DATA SEGMENT:

_ _ _ _

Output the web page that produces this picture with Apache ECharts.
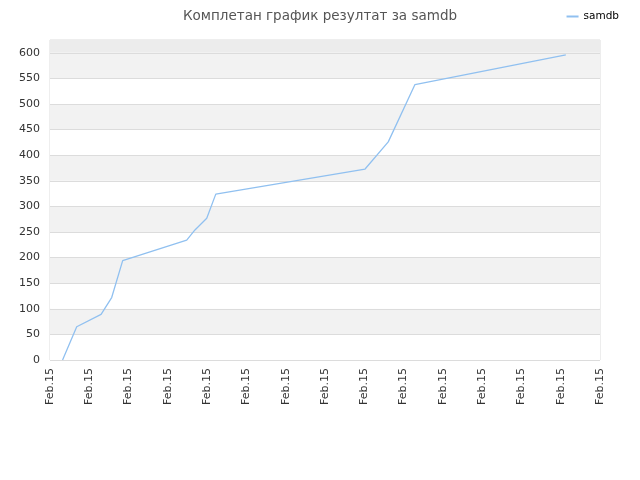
<!DOCTYPE html>
<html>
<head>
<meta charset="utf-8">
<script src="https://cdn.jsdelivr.net/npm/echarts@6/dist/echarts.min.js"></script>
<style>
html, body { margin: 0; padding: 0; background: #fff; }
#chart1 { width: 640px; height: 480px; }
</style>
</head>
<body>
<div id="chart1"></div>
<script>
// positions along the time axis (tick units) and scores
var xPos = [0.32, 0.68, 1.30, 1.57, 1.85, 3.48, 3.69, 3.99, 4.22, 8.02, 8.61, 9.29, 13.13];
var scores = [0, 65, 89, 122, 194, 234, 254, 277, 324, 373, 426, 538, 596];
var tickLabel = 'Feb.15';
var seriesName = 'samdb';

var points = [];
for (var i = 0; i < xPos.length; i++) {
    points.push([xPos[i], scores[i]]);
}

var weChart = echarts.init(document.getElementById('chart1'));
var option = {
    animation: false,
    title: {
        text: 'Комплетан график резултат за samdb',
        left: 'center',
        top: 4,
        textStyle: { fontFamily: 'DejaVu Sans', fontSize: 13.5, fontWeight: 'normal', color: '#555' }
    },
    legend: {
        right: 16,
        top: 6,
        itemWidth: 12,
        itemHeight: 2,
        itemGap: 8,
        icon: 'rect',
        textStyle: { fontFamily: 'DejaVu Sans', fontSize: 10.5, color: '#000' },
        data: [seriesName]
    },
    grid: { left: 50, right: 40, top: 40, bottom: 120, show: true, borderColor: '#dcdcdc', borderWidth: 1 },
    xAxis: {
        type: 'value',
        min: 0,
        max: 14,
        interval: 1,
        axisLine: { show: false },
        axisTick: { show: false },
        splitLine: { show: false },
        axisLabel: {
            rotate: 90,
            fontFamily: 'DejaVu Sans',
            fontSize: 11,
            color: '#333',
            margin: 8,
            formatter: function () { return tickLabel; }
        }
    },
    yAxis: {
        type: 'value',
        min: 0,
        max: 625,
        interval: 50,
        axisLine: { show: false },
        axisTick: { show: false },
        splitLine: { lineStyle: { color: '#dcdcdc' } },
        splitArea: { show: true, areaStyle: { color: ['#ffffff', '#f2f2f2'] } },
        axisLabel: { fontFamily: 'DejaVu Sans', fontSize: 11, color: '#333', margin: 10, showMaxLabel: false }
    },
    series: [{
        name: seriesName,
        type: 'line',
        data: points,
        showSymbol: false,
        lineStyle: { color: '#90c0f0', width: 1.3 },
        itemStyle: { color: '#90c0f0' },
        markArea: {
            silent: true,
            itemStyle: { color: '#ececec' },
            data: [[{ yAxis: 600 }, { yAxis: 625 }]]
        }
    }]
};
weChart.setOption(option, true);
</script>
</body>
</html>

_ _ _ _

AIM OF THE TASK: Repeat, exactly and in full, each line from the start of the data to the line that contains "var seriesName = 'samdb';". Pictures do not go in.

EXERCISE RESPONSE:
Output the web page that produces this picture with Apache ECharts.
<!DOCTYPE html>
<html>
<head>
<meta charset="utf-8">
<script src="https://cdn.jsdelivr.net/npm/echarts@6/dist/echarts.min.js"></script>
<style>
html, body { margin: 0; padding: 0; background: #fff; }
#chart1 { width: 640px; height: 480px; }
</style>
</head>
<body>
<div id="chart1"></div>
<script>
// positions along the time axis (tick units) and scores
var xPos = [0.32, 0.68, 1.30, 1.57, 1.85, 3.48, 3.69, 3.99, 4.22, 8.02, 8.61, 9.29, 13.13];
var scores = [0, 65, 89, 122, 194, 234, 254, 277, 324, 373, 426, 538, 596];
var tickLabel = 'Feb.15';
var seriesName = 'samdb';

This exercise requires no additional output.